D'Angelo Ponds recalled when his father Angelo joked that maybe Indiana could make a bowl game in their first season in 2024 after his son transferred from James Madison.
"Coach Cignetti was like, ‘Bowl game?'" Ponds said with a laugh. "We're not going for a bowl game. That's something I laugh about all the time, knowing that guy's mindset and his belief in his system. I would say that's something that's always stuck out with me."
Cignetti took all those lessons from both sides of winning and losing and applied them in spectacular fashion at Indiana. Will other schools try to copycat the Indiana model?
"You see that in this year's hiring process, but there's a number of guys out there that kind of started out at D-II and worked their way to this position," Cignetti said. "My career path was certainly unusual, but I think it prepared me for this particular opportunity."

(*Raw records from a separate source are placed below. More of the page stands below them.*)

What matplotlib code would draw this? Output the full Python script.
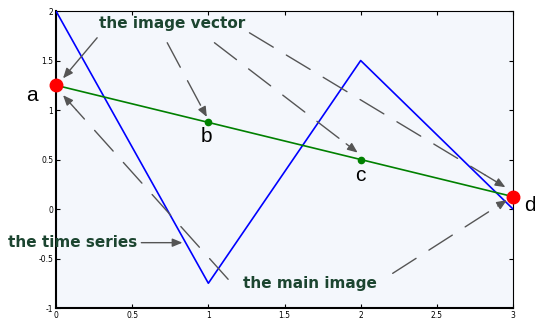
import numpy as np
import matplotlib.pyplot as plt

# time series (blue) and the image vector (green)
ts_x = [0, 1, 2, 3]
ts_y = [2, -0.75, 1.5, 0]
vec_x = [0, 1, 2, 3]
vec_y = [1.25, 0.875, 0.5, 0.125]
point_names = ['a', 'b', 'c', 'd']
name_pos = [(-0.16, 1.15), (0.99, 0.73), (2.0, 0.34), (3.11, 0.04)]

xticks = [0, 0.5, 1, 1.5, 2, 2.5, 3]
xticklabels = ['0', '0.5', '1', '1.5', '2', '2.5', '3']
yticks = [-1, -0.5, 0, 0.5, 1, 1.5, 2]
yticklabels = ['-1', '-0.5', '0', '0.5', '1', '1.5', '2']

# callouts: text, text position, list of (start, tip, dashed)
callouts = [
    ('the image vector', (0.76, 1.87), [((0.27, 1.73), (0.046, 1.32), False),
                                        ((0.73, 1.68), (0.99, 0.93), True),
                                        ((1.04, 1.68), (1.98, 0.57), True),
                                        ((1.27, 1.78), (2.95, 0.22), True)]),
    ('the time series', (0.11, -0.34), [((0.56, -0.34), (0.83, -0.34), False)]),
    ('the main image', (1.67, -0.75), [((1.13, -0.71), (0.046, 1.15), True),
                                      ((2.21, -0.65), (2.96, 0.09), True)]),
]

fig = plt.figure(figsize=(5.35, 3.2), dpi=100)
ax = fig.add_axes([0.1047, 0.0375, 0.8542, 0.928])
ax.set_facecolor('#f4f7fc')

ax.plot(ts_x, ts_y, color='#0000ff', lw=1.2, zorder=3)
ax.plot(vec_x, vec_y, color='#008000', lw=1.2, zorder=3)
ax.plot(vec_x[1:3], vec_y[1:3], 'o', color='#008000', ms=4.5, zorder=4)
ax.plot([vec_x[0], vec_x[3]], [vec_y[0], vec_y[3]], 'o', color='#ff0000',
        ms=9, zorder=5, clip_on=False)

for name, (px, py) in zip(point_names, name_pos):
    ax.text(px, py, name, fontsize=15, ha='center', va='center',
            family='Liberation Sans', clip_on=False)

gray = '#555555'
head = '-|>,head_length=0.6,head_width=0.25'
for label, tpos, arrows in callouts:
    ax.text(tpos[0], tpos[1], label, fontsize=11, fontweight='bold',
            color='#1c4530', ha='center', va='center', clip_on=False,
            family='DejaVu Sans', zorder=6)
    for start, tip, dashed in arrows:
        if dashed:
            s = np.array(start)
            t = np.array(tip)
            near = s + (t - s) * 0.92
            ax.annotate('', xy=tuple(near), xytext=start,
                        arrowprops=dict(arrowstyle='-', color=gray, lw=1.0,
                                        linestyle=(0, (20, 11)),
                                        shrinkA=0, shrinkB=0))
            ax.annotate('', xy=tip, xytext=tuple(near),
                        arrowprops=dict(arrowstyle=head, color=gray, lw=1.0,
                                        shrinkA=0, shrinkB=0))
        else:
            ax.annotate('', xy=tip, xytext=start,
                        arrowprops=dict(arrowstyle=head, color=gray, lw=1.0,
                                        shrinkA=0, shrinkB=0))

ax.set_xlim(0, 3)
ax.set_ylim(-1, 2)
ax.set_xticks(xticks)
ax.set_xticklabels(xticklabels)
ax.set_yticks(yticks)
ax.set_yticklabels(yticklabels)
ax.tick_params(direction='in', top=True, right=True, labelsize=5.5,
               length=3, pad=2)
for s in ['left', 'bottom']:
    ax.spines[s].set_linewidth(1.5)
for s in ['top', 'right']:
    ax.spines[s].set_linewidth(0.8)

fig.savefig('out.png', dpi=100)
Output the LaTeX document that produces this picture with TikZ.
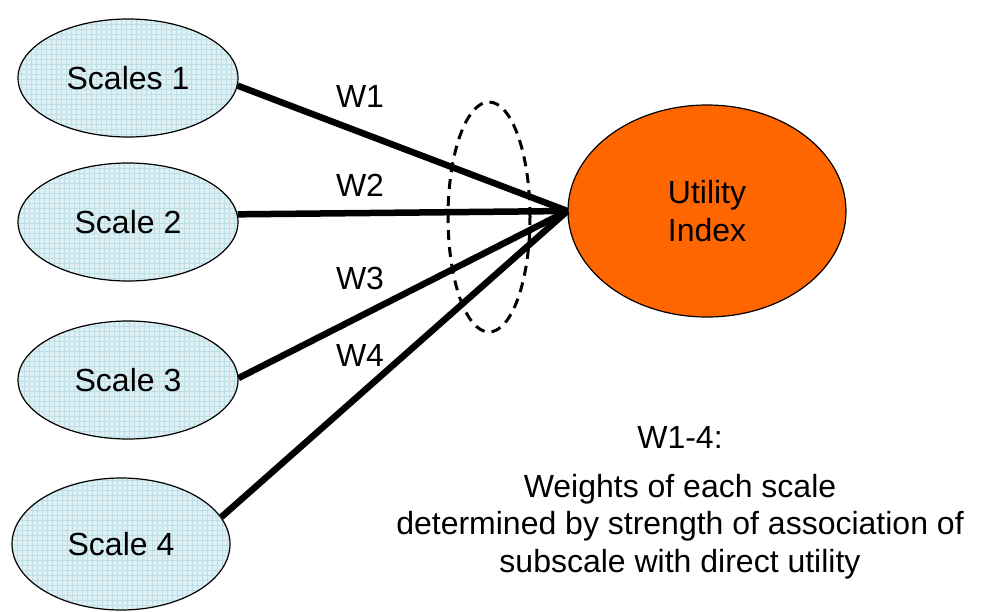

It's also still an everyday battle. The power-house programs such as Georgia, Texas and Ohio State will always have the advantages, and Cignetti said afterward Indiana's "NIL is nowhere near what people think it is." Yet Cignetti's post-game address sounded an awful lot like something Saban would say after one of his Alabama juggernauts won a national title.
"If you prepare the right way, which this team did week in, week out, and put it on the field, we met the challenge every single week, and we're 16-0," Cignetti said. "Are there eight first-round draft choices on this team? Probably not. No, there aren't. But this team, the whole was greater than the sum of its parts."
It's also about opportunity. That was not the case when Thompson played in the 1980s, when schools like Indiana had even less of a chance in their fight against the established bluebloods. The 12-team College Football Playoff has created that feeling.
"Seeing my former teammates – seeing the former coaches around here – everybody is truly excited," Thompson said. "These kids work hard, and they've earned the right to be here. Nobody gave it to them. They earned the right to be here."
Thompson was at Indiana basketball was at the top of the mountain under Bob Knight, winning its last national championship in the 1986-87 season. They could compete. Football could not. Now, the landscape has changed, and there will be other newcomers who challenge the established order. But the Hoosiers will always be the first.
"We're national champs," Cignetti said. "TCU had a great run a few years ago and fell short. I know Indiana's football history has been pretty poor with some good years sprinkled in there. It was because there wasn't an emphasis on football, plain and simple. Basketball school. Coach Knight had great teams. The emphasis is on football. It's on basketball, too. But you've got to be good in football nowadays."